If your position on abortion is that it is the taking of a human life (a person's life) then you will (unless you have no heart at all) be passionately against abortion. That's my position. Of course I am influenced here by my Christian theistic worldview. But non-religiously I am most influenced by the work of Francis Beckwith, who is Prof. of philosophy and jurisprudence at Baylor University. Beckwith's Defending Life: A Moral and Legal Case Against Abortion Choice is the book to read for a non-religious, philosophical and legal argument against abortion.
Beckwith's argument is: (See Answering Arguments for Abortion Rights: Part One - The Appeal to Pity)
- Illegal abortions are dangerous (so we must legalize abortion)
- Arguments from economic inequity
- Arguments from population, poverty, and financial burden.
"This is not to minimize the fact that there are tragic circumstances with which our society is all too familiar, such as the poor woman with four small children who has become pregnant by her alcoholic husband.
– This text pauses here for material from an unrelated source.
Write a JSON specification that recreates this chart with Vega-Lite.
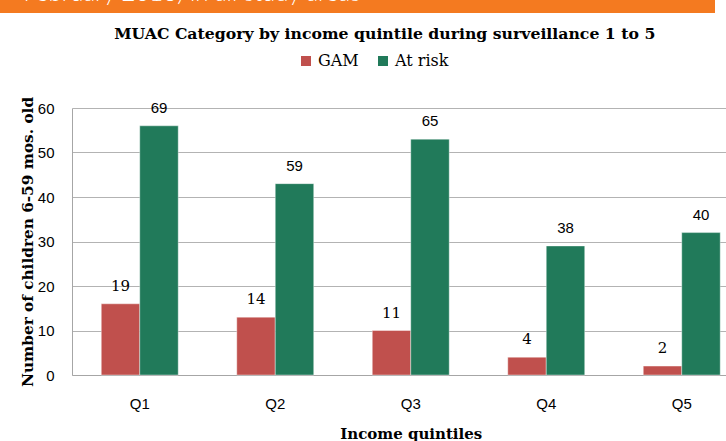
{
  "$schema": "https://vega.github.io/schema/vega-lite/v6.json",
  "padding": 0,
  "background": "white",
  "columns": 1,
  "spacing": 12,
  "config": {"view": {"stroke": null}},
  "concat": [
    {
      "width": 715,
      "height": 13,
      "view": {"fill": "#F47A20", "stroke": null},
      "data": {"values": [{"banner": "February 2016) in all study areas"}]},
      "mark": {"type": "text", "clip": true, "align": "left", "baseline": "alphabetic", "dx": -334, "dy": -6, "font": "Lato", "fontWeight": 300, "fontSize": 24, "color": "white"},
      "encoding": {"text": {"field": "banner", "type": "nominal"}}
    },
    {
      "width": 749.5,
      "height": 267,
      "data": {"values": [
        {"quintile": "Q1", "series": "GAM", "value": 16, "label": "19"},
        {"quintile": "Q1", "series": "At risk", "value": 56, "label": "69"},
        {"quintile": "Q2", "series": "GAM", "value": 13, "label": "14"},
        {"quintile": "Q2", "series": "At risk", "value": 43, "label": "59"},
        {"quintile": "Q3", "series": "GAM", "value": 10, "label": "11"},
        {"quintile": "Q3", "series": "At risk", "value": 53, "label": "65"},
        {"quintile": "Q4", "series": "GAM", "value": 4, "label": "4"},
        {"quintile": "Q4", "series": "At risk", "value": 29, "label": "38"},
        {"quintile": "Q5", "series": "GAM", "value": 2, "label": "2"},
        {"quintile": "Q5", "series": "At risk", "value": 32, "label": "40"}
      ]},
      "title": {"text": "MUAC Category by income quintile during surveillance 1 to 5", "font": "DejaVu Serif", "fontWeight": "bold", "fontSize": 15.7, "color": "black", "anchor": "middle", "frame": "group", "dx": 10, "offset": 54},
      "encoding": {
        "x": {"field": "quintile", "type": "nominal", "title": "Income quintiles",
          "scale": {"range": [72, 749.5], "paddingInner": 0.432, "paddingOuter": 0.216},
          "axis": {"labelAngle": 0, "ticks": false, "labelPadding": 21, "labelFont": "Liberation Sans", "labelFontSize": 15, "labelColor": "black", "domainColor": "#A6A6A6", "titleFont": "DejaVu Serif", "titleFontWeight": "bold", "titleFontSize": 15, "titleColor": "black", "titlePadding": 15}},
        "xOffset": {"field": "series", "type": "nominal", "sort": ["GAM", "At risk"], "scale": {"paddingInner": 0, "paddingOuter": 0}},
        "y": {"field": "value", "type": "quantitative", "scale": {"domain": [0, 60]},
          "axis": {"title": "Number of children 6-59 mos. old", "offset": -72, "values": [0, 10, 20, 30, 40, 50, 60], "ticks": false, "labelPadding": 18, "labelFont": "Liberation Sans", "labelFontSize": 15, "labelColor": "black", "domainColor": "#A6A6A6", "gridColor": "#B3B3B3", "titleFont": "DejaVu Serif", "titleFontWeight": "bold", "titleFontSize": 15.3, "titleColor": "black", "titlePadding": 2}}
      },
      "layer": [
        {
          "mark": {"type": "bar", "stroke": "white", "strokeWidth": 0.8, "strokeOpacity": 0.5},
          "encoding": {
            "color": {"field": "series", "type": "nominal", "sort": ["GAM", "At risk"],
              "scale": {"domain": ["GAM", "At risk"], "range": ["#C0504D", "#217A5A"]},
              "legend": {"title": null, "orient": "none", "legendX": 298, "legendY": 53, "direction": "horizontal", "symbolType": "square", "symbolSize": 100, "symbolStrokeWidth": 0, "labelFont": "DejaVu Serif", "labelFontSize": 16, "labelColor": "black", "labelOffset": 4, "columnPadding": 16, "padding": 0}}
          }
        },
        {
          "transform": [{"filter": "datum.series === 'GAM'"}],
          "mark": {"type": "text", "baseline": "bottom", "dy": -10, "font": "DejaVu Serif", "fontSize": 15, "color": "black"},
          "encoding": {"text": {"field": "label", "type": "nominal"}}
        },
        {
          "transform": [{"filter": "datum.series === 'At risk'"}],
          "mark": {"type": "text", "baseline": "bottom", "dy": -10, "font": "Liberation Sans", "fontSize": 15, "color": "black"},
          "encoding": {"text": {"field": "label", "type": "nominal"}}
        }
      ]
    }
  ]
}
But once again we must ask whether or not the unborn entity is fully human, for hardship does not justify homicide. In such cases, those in the religious and charitable communities should help lend financial and emotional support to the family. And it may be wise — if it is a case of extreme hardship — for the woman to put her baby up for adoption, so that she may give to others the gift of parenthood."
- Argument from the deformed child. Beckwtih writes: "This is not to deny that there are tragedies in life and that having a handicapped child is often a difficult burden to undertake. But I think it is important to realize that if the unborn entity is fully human, homicide cannot be justified simply because it relieves one of a terrible burden. Though it may be hard to accept, I believe the following principle is fundamental to correct moral reasoning: it is better to suffer evil rather than to inflict it. If this moral precept were not true, all so-called moral dilemmas would be easily soluble by simply appealing to one's own relief from suffering. But in such a world the antidote would be worse than the poison, for people would then have a right to inflict suffering on another if it relieved them of their own. This would be morally intolerable."